**Data segment:**
- - -

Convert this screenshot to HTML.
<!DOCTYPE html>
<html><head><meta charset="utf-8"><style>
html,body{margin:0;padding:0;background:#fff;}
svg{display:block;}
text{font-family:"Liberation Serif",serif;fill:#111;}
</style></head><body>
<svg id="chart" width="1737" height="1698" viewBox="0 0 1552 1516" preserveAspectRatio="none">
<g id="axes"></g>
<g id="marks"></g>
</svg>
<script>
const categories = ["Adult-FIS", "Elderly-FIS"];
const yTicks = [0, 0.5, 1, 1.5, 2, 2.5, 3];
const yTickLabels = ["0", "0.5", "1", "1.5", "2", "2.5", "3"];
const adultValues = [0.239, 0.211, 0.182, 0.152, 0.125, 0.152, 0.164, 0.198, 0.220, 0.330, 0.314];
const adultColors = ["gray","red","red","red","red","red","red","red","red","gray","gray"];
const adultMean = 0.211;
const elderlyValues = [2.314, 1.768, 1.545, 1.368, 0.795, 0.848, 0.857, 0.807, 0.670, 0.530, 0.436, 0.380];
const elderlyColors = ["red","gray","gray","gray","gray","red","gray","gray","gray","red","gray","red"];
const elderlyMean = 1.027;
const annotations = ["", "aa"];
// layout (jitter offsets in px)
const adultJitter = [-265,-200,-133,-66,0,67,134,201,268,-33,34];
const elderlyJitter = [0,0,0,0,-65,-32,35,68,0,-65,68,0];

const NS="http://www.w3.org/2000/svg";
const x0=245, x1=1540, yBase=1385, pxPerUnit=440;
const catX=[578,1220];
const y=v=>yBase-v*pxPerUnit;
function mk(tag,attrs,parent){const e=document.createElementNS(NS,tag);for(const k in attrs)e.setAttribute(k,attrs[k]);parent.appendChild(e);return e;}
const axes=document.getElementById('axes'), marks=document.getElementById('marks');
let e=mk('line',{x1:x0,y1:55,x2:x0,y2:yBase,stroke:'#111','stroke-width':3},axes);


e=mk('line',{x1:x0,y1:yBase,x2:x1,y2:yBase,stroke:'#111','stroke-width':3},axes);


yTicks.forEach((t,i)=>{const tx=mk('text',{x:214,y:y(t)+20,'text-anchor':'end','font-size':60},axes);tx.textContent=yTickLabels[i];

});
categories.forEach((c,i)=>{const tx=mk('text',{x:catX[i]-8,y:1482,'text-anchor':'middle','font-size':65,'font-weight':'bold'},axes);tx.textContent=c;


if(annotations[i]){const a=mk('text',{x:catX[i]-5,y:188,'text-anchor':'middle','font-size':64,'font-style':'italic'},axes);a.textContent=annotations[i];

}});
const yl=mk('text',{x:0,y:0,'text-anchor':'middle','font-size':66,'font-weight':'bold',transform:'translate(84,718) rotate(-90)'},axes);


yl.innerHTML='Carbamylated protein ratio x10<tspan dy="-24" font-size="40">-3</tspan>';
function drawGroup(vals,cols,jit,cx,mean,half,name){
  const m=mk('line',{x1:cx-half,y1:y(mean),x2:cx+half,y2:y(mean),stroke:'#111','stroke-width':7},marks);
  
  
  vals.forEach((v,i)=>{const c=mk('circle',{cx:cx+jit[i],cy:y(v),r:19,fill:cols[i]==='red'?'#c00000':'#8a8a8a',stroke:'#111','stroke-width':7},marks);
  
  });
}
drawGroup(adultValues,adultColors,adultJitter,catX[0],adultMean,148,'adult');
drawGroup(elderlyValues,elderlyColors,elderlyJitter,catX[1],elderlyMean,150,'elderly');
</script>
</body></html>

- - -

**Written problem:** Make an exact copy of the data above.

**Full output:**
Convert this screenshot to HTML.
<!DOCTYPE html>
<html><head><meta charset="utf-8"><style>
html,body{margin:0;padding:0;background:#fff;}
svg{display:block;}
text{font-family:"Liberation Serif",serif;fill:#111;}
</style></head><body>
<svg id="chart" width="1737" height="1698" viewBox="0 0 1552 1516" preserveAspectRatio="none">
<g id="axes"></g>
<g id="marks"></g>
</svg>
<script>
const categories = ["Adult-FIS", "Elderly-FIS"];
const yTicks = [0, 0.5, 1, 1.5, 2, 2.5, 3];
const yTickLabels = ["0", "0.5", "1", "1.5", "2", "2.5", "3"];
const adultValues = [0.239, 0.211, 0.182, 0.152, 0.125, 0.152, 0.164, 0.198, 0.220, 0.330, 0.314];
const adultColors = ["gray","red","red","red","red","red","red","red","red","gray","gray"];
const adultMean = 0.211;
const elderlyValues = [2.314, 1.768, 1.545, 1.368, 0.795, 0.848, 0.857, 0.807, 0.670, 0.530, 0.436, 0.380];
const elderlyColors = ["red","gray","gray","gray","gray","red","gray","gray","gray","red","gray","red"];
const elderlyMean = 1.027;
const annotations = ["", "aa"];
// layout (jitter offsets in px)
const adultJitter = [-265,-200,-133,-66,0,67,134,201,268,-33,34];
const elderlyJitter = [0,0,0,0,-65,-32,35,68,0,-65,68,0];

const NS="http://www.w3.org/2000/svg";
const x0=245, x1=1540, yBase=1385, pxPerUnit=440;
const catX=[578,1220];
const y=v=>yBase-v*pxPerUnit;
function mk(tag,attrs,parent){const e=document.createElementNS(NS,tag);for(const k in attrs)e.setAttribute(k,attrs[k]);parent.appendChild(e);return e;}
const axes=document.getElementById('axes'), marks=document.getElementById('marks');
let e=mk('line',{x1:x0,y1:55,x2:x0,y2:yBase,stroke:'#111','stroke-width':3},axes);


e=mk('line',{x1:x0,y1:yBase,x2:x1,y2:yBase,stroke:'#111','stroke-width':3},axes);


yTicks.forEach((t,i)=>{const tx=mk('text',{x:214,y:y(t)+20,'text-anchor':'end','font-size':60},axes);tx.textContent=yTickLabels[i];

});
categories.forEach((c,i)=>{const tx=mk('text',{x:catX[i]-8,y:1482,'text-anchor':'middle','font-size':65,'font-weight':'bold'},axes);tx.textContent=c;


if(annotations[i]){const a=mk('text',{x:catX[i]-5,y:188,'text-anchor':'middle','font-size':64,'font-style':'italic'},axes);a.textContent=annotations[i];

}});
const yl=mk('text',{x:0,y:0,'text-anchor':'middle','font-size':66,'font-weight':'bold',transform:'translate(84,718) rotate(-90)'},axes);


yl.innerHTML='Carbamylated protein ratio x10<tspan dy="-24" font-size="40">-3</tspan>';
function drawGroup(vals,cols,jit,cx,mean,half,name){
  const m=mk('line',{x1:cx-half,y1:y(mean),x2:cx+half,y2:y(mean),stroke:'#111','stroke-width':7},marks);
  
  
  vals.forEach((v,i)=>{const c=mk('circle',{cx:cx+jit[i],cy:y(v),r:19,fill:cols[i]==='red'?'#c00000':'#8a8a8a',stroke:'#111','stroke-width':7},marks);
  
  });
}
drawGroup(adultValues,adultColors,adultJitter,catX[0],adultMean,148,'adult');
drawGroup(elderlyValues,elderlyColors,elderlyJitter,catX[1],elderlyMean,150,'elderly');
</script>
</body></html>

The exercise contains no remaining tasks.